Thursday, March 12, 2020

The Most Natural Thing In The World

Learning is the most natural thing in the world. It's an irrepressible part of being alive. From the moment we come into the world, and even before, the human animal takes in sensations and converts them into thoughts, ideas, theories, and understanding. It's as automatic as breathing. It's as individual as fingerprints. It's more relevant than the front page news.

There was a time in history when we, as a species, understood that, when we stepped back and allowed our young to become educated. We knew our role as important adults in a child's life was to provide food, clothing, shelter, and love. The adults role modeled, of course, by living their lives of gathering with a bit of hunting thrown in on the side. Becoming educated was vitally important. For the sake of survival, each member of the band needed to pretty much learn the entire canon of human knowledge, from how to predict the weather to how to respond to predators. Everyone had to learn what was edible and what was poisonous; how to track and kill prey; how to manufacture and use tools; and all the other whens, wheres, and whys of their lifestyle. These early Homo sapiens did not specialize the way we do now. We tend to think of them as cognitively beneath us, but by any measure each individual knew much more about their world than individuals do today.

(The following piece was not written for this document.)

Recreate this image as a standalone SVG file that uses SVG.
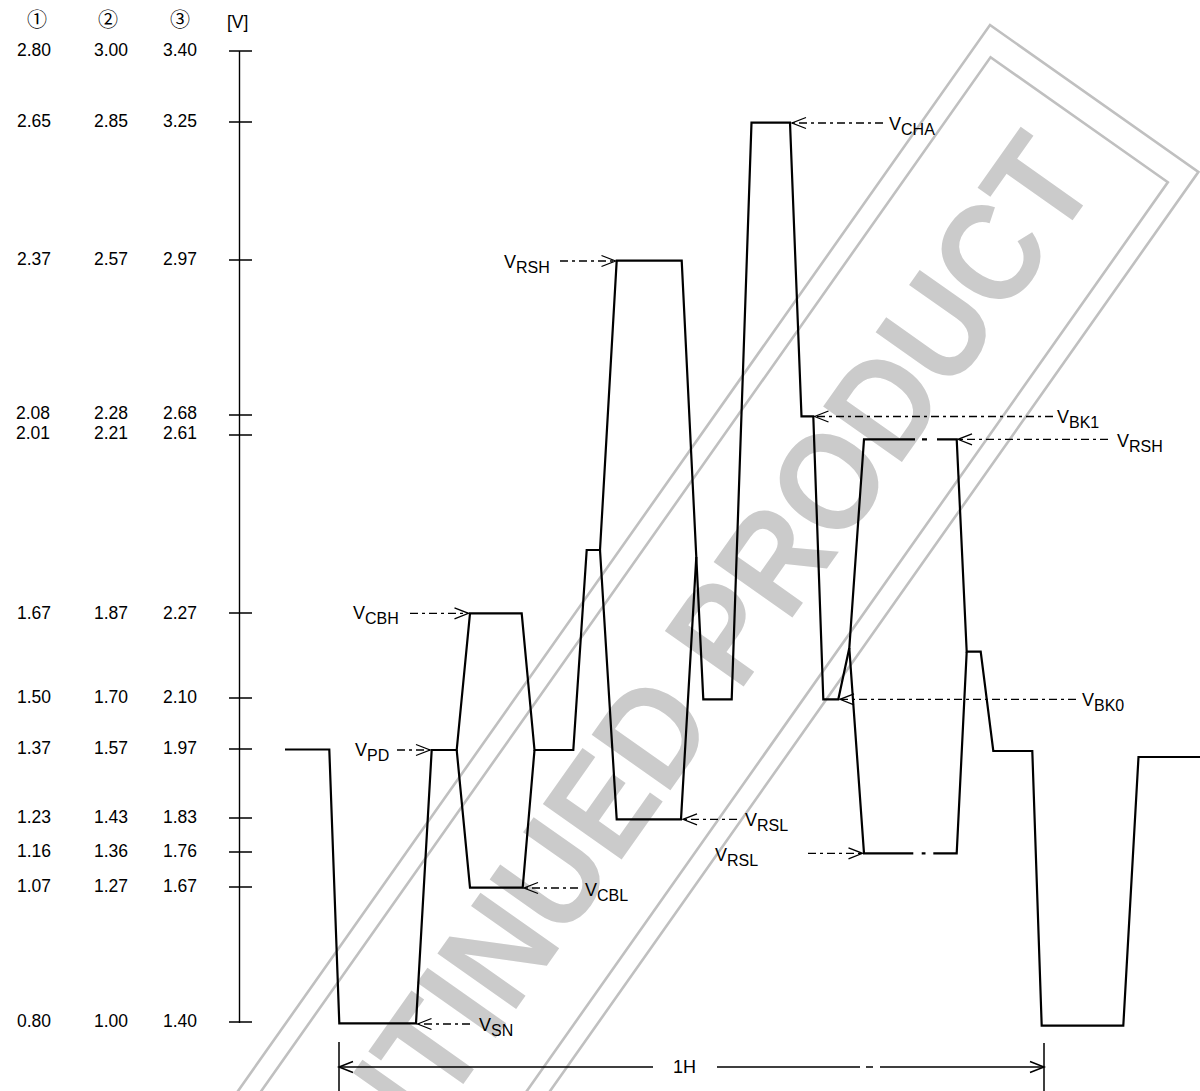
<svg xmlns="http://www.w3.org/2000/svg" width="1200" height="1091" viewBox="0 0 1200 1091">
<defs>
<style>
.w{fill:none;stroke:#000;stroke-width:2.2;stroke-linejoin:miter;stroke-linecap:butt}
.ld{fill:none;stroke:#000;stroke-width:1.3;stroke-dasharray:8 4 3 4;marker-end:url(#ah)}
.ax{fill:none;stroke:#000;stroke-width:1.4}
.dim{fill:none;stroke:#000;stroke-width:1.5}
.num{font-family:"Liberation Sans",Arial,"DejaVu Sans",sans-serif;font-size:17.5px;fill:#000}
.hd{font-family:"Noto Sans CJK JP","Noto Sans CJK SC","DejaVu Sans",sans-serif;font-size:20px;fill:#000}
.lbl{font-family:"Liberation Sans",Arial,sans-serif;font-size:18px;fill:#000}
.sub{font-size:16px}
.wmr{fill:none;stroke:#c0c0c0;stroke-width:2.6}
.wmt{font-family:"Liberation Sans",Arial,sans-serif;font-weight:bold;font-size:140px;fill:#cbcbcb}
</style>
<marker id="ah" viewBox="-16 -8 18 16" refX="0" refY="0" markerWidth="18" markerHeight="16" markerUnits="userSpaceOnUse" orient="auto">
<path d="M-14,-5.5 L0,0 L-14,5.5" fill="none" stroke="#000" stroke-width="1.3" stroke-dasharray="none"/>
</marker>
</defs>
<rect width="1200" height="1091" fill="#fff"/>

<g id="watermark" transform="translate(990,25) rotate(-54.8)">
<rect class="wmr" x="-2200" y="0" width="2200" height="255"/>
<rect class="wmr" x="-2174" y="19" width="2148" height="217"/>
<text class="wmt" x="-1692" y="180" textLength="1628" lengthAdjust="spacingAndGlyphs">DISCONTINUED PRODUCT</text>
</g>

<g id="header">
<text class="hd" x="37" y="27" text-anchor="middle">①</text>
<text class="hd" x="108" y="27" text-anchor="middle">②</text>
<text class="hd" x="180" y="27" text-anchor="middle">③</text>
<text class="num" x="227" y="28">[V]</text>
</g>

<g id="axis">
<path class="ax" d="M239.5,51 V1023"/>
<path class="ax" d="M229,51 H252 M229,122 H252 M229,260 H252 M229,415 H252 M229,435 H252 M229,613 H252 M229,698 H252 M229,749 H252 M229,818 H252 M229,852 H252 M229,887 H252 M229,1022 H252"/>
</g>

<g id="scale-labels">
<text class="num" x="17" y="56">2.80</text><text class="num" x="94" y="56">3.00</text><text class="num" x="163" y="56">3.40</text>
<text class="num" x="17" y="127">2.65</text><text class="num" x="94" y="127">2.85</text><text class="num" x="163" y="127">3.25</text>
<text class="num" x="17" y="265">2.37</text><text class="num" x="94" y="265">2.57</text><text class="num" x="163" y="265">2.97</text>
<text class="num" x="16" y="419">2.08</text><text class="num" x="94" y="419">2.28</text><text class="num" x="163" y="419">2.68</text>
<text class="num" x="16" y="439">2.01</text><text class="num" x="94" y="439">2.21</text><text class="num" x="163" y="439">2.61</text>
<text class="num" x="17" y="619">1.67</text><text class="num" x="94" y="619">1.87</text><text class="num" x="163" y="619">2.27</text>
<text class="num" x="17" y="703">1.50</text><text class="num" x="94" y="703">1.70</text><text class="num" x="163" y="703">2.10</text>
<text class="num" x="17" y="754">1.37</text><text class="num" x="94" y="754">1.57</text><text class="num" x="163" y="754">1.97</text>
<text class="num" x="17" y="823">1.23</text><text class="num" x="94" y="823">1.43</text><text class="num" x="163" y="823">1.83</text>
<text class="num" x="17" y="857">1.16</text><text class="num" x="94" y="857">1.36</text><text class="num" x="163" y="857">1.76</text>
<text class="num" x="17" y="892">1.07</text><text class="num" x="94" y="892">1.27</text><text class="num" x="163" y="892">1.67</text>
<text class="num" x="17" y="1027">0.80</text><text class="num" x="94" y="1027">1.00</text><text class="num" x="163" y="1027">1.40</text>
</g>

<g id="waveform">
<path class="w" d="M285,749.5 L329.3,749.5 L339.3,1023.3 L416,1023.3 L431.7,750 L456.7,750 L470,613.3 L521.7,613.3 L534.5,750 L573.3,750 L586.7,550 L600,550 L616.7,260.7 L681.7,260.7 L696.3,557 L703.3,699.3 L731.7,699.3 L751.5,122.7 L790,122.7 L801.5,416.3 L813.3,416.3 L823.3,699.3 L838.3,699.3 L849.3,648 L864,439.3 L915,439.3 M922,439.3 L927,439.3 M937,439.3 L956.7,439.3 L966.7,651.7 L980.7,651.7 L993.3,751 L1032.3,751 L1041.7,1025.7 L1123.3,1025.7 L1138.5,757 L1200,757"/>
<path class="w" d="M456.7,750 L470,887.7 L522.7,887.7 L534.5,750"/>
<path class="w" d="M600,550 L616.7,819.3 L681,819.3 L696.3,557"/>
<path class="w" d="M849.3,648 L864,853.3 L913.3,853.3 M921.7,853.3 L925.5,853.3 M933.3,853.3 L956.7,853.3 L966.7,651.7"/>
</g>

<g id="connectors">
<path class="ld" d="M883,123 H792"/>
<path class="ld" d="M560,261 H615.5"/>
<path class="ld" d="M1053,416.5 H814.5"/>
<path class="ld" d="M1108,439.3 H958"/>
<path class="ld" d="M410,613.3 H468.5"/>
<path class="ld" d="M1076,699.3 H840"/>
<path class="ld" d="M397,750 H430"/>
<path class="ld" d="M737,819.3 H683"/>
<path class="ld" d="M808,853.3 H862.5"/>
<path class="ld" d="M578,888 H524"/>
<path class="ld" d="M470,1024 H417.5"/>
<g id="dim-1H">
<path class="dim" d="M339,1042 V1091 M1044,1043 V1091"/>
<path class="dim" d="M653,1067 H339 M717,1067 H860 M866,1067 H873 M880,1067 H1044"/>
<path class="dim" d="M353,1061.5 L339,1067 L353,1072.5 M1030,1061.5 L1044,1067 L1030,1072.5"/>
</g>
</g>

<g id="label-VCHA"><text class="lbl" x="889" y="130">V<tspan class="sub" dy="5">CHA</tspan></text></g>
<g id="label-VRSH-1"><text class="lbl" x="504" y="268">V<tspan class="sub" dy="5">RSH</tspan></text></g>
<g id="label-VBK1"><text class="lbl" x="1057" y="423">V<tspan class="sub" dy="5">BK1</tspan></text></g>
<g id="label-VRSH-2"><text class="lbl" x="1117" y="447">V<tspan class="sub" dy="5">RSH</tspan></text></g>
<g id="label-VCBH"><text class="lbl" x="353" y="619">V<tspan class="sub" dy="5">CBH</tspan></text></g>
<g id="label-VBK0"><text class="lbl" x="1082" y="706">V<tspan class="sub" dy="5">BK0</tspan></text></g>
<g id="label-VPD"><text class="lbl" x="355" y="756">V<tspan class="sub" dy="5">PD</tspan></text></g>
<g id="label-VRSL-1"><text class="lbl" x="745" y="826">V<tspan class="sub" dy="5">RSL</tspan></text></g>
<g id="label-VRSL-2"><text class="lbl" x="715" y="861">V<tspan class="sub" dy="5">RSL</tspan></text></g>
<g id="label-VCBL"><text class="lbl" x="585" y="896">V<tspan class="sub" dy="5">CBL</tspan></text></g>
<g id="label-VSN"><text class="lbl" x="479" y="1031">V<tspan class="sub" dy="5">SN</tspan></text></g>
<g id="label-1H"><text class="lbl" x="673" y="1073">1H</text></g>
</svg>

Without the capacity to learn, and to learn a lot, we would have long ago joined the ranks of the extinct, but our distant ancestors understood enough about how we learn to leave it alone, and let it unfold the way nature intended. This is something else about which those early humans knew more than we know today. They knew that all real learning is self-directed, something we've collectively forgotten, even as our science proves it to us. Instead, we behave as if we can one up Mother Nature.

We intervene and compel. We make lists comprised of one-billionth of one percent of all there is to know and strive to force it upon children whether they like it or not. When they object we punish them. When they struggle to learn what we want them to learn we label them failures. We imprison them in schools for the first decades of their lives, mandating whens, wheres, and whys that may or may not be connected to the lives the children will lead once they're "free." And when their irrepressible urge to become honestly educated emerges, we beat it back, telling them to sit down, to be quiet, and to focus on material that is as meaningless to the child as motes.

Indeed, when a child's irrepressible urge causes them to take an interest in anything outside of the narrowly proscribed box of what we've determined to be "education," which in recent decades has been more or less narrowed down to math and literacy, we use it as a lever to control them. Can't sit still? No recess! No drawing pictures until you've finished your homework! Only children who pass this test get to go on the field trip! When they object, when they cry or fight or tantrum over our insistence that they toe the line in the name of "Education," we try to externally motivate them by taking away the things they are internally motivated to learn. 

I know the history of how we got here. I know it's a road paved (mostly) with best intentions, but from start to finish it's been a fight against the most natural thing in the world. This is why we've come to believe that learning is hard. It is not hard. It is as automatic as breathing. It's as individual as fingerprints. And it's more relevant than the front page news. What's hard is compulsion. What's hard is obedience. What's hard is to have your own motivation supplanted by carrots and sticks.

Our responsibility is to provide children food, clothing, shelter, and love, then to trust children to direct their own learning. This is the most natural thing in the world.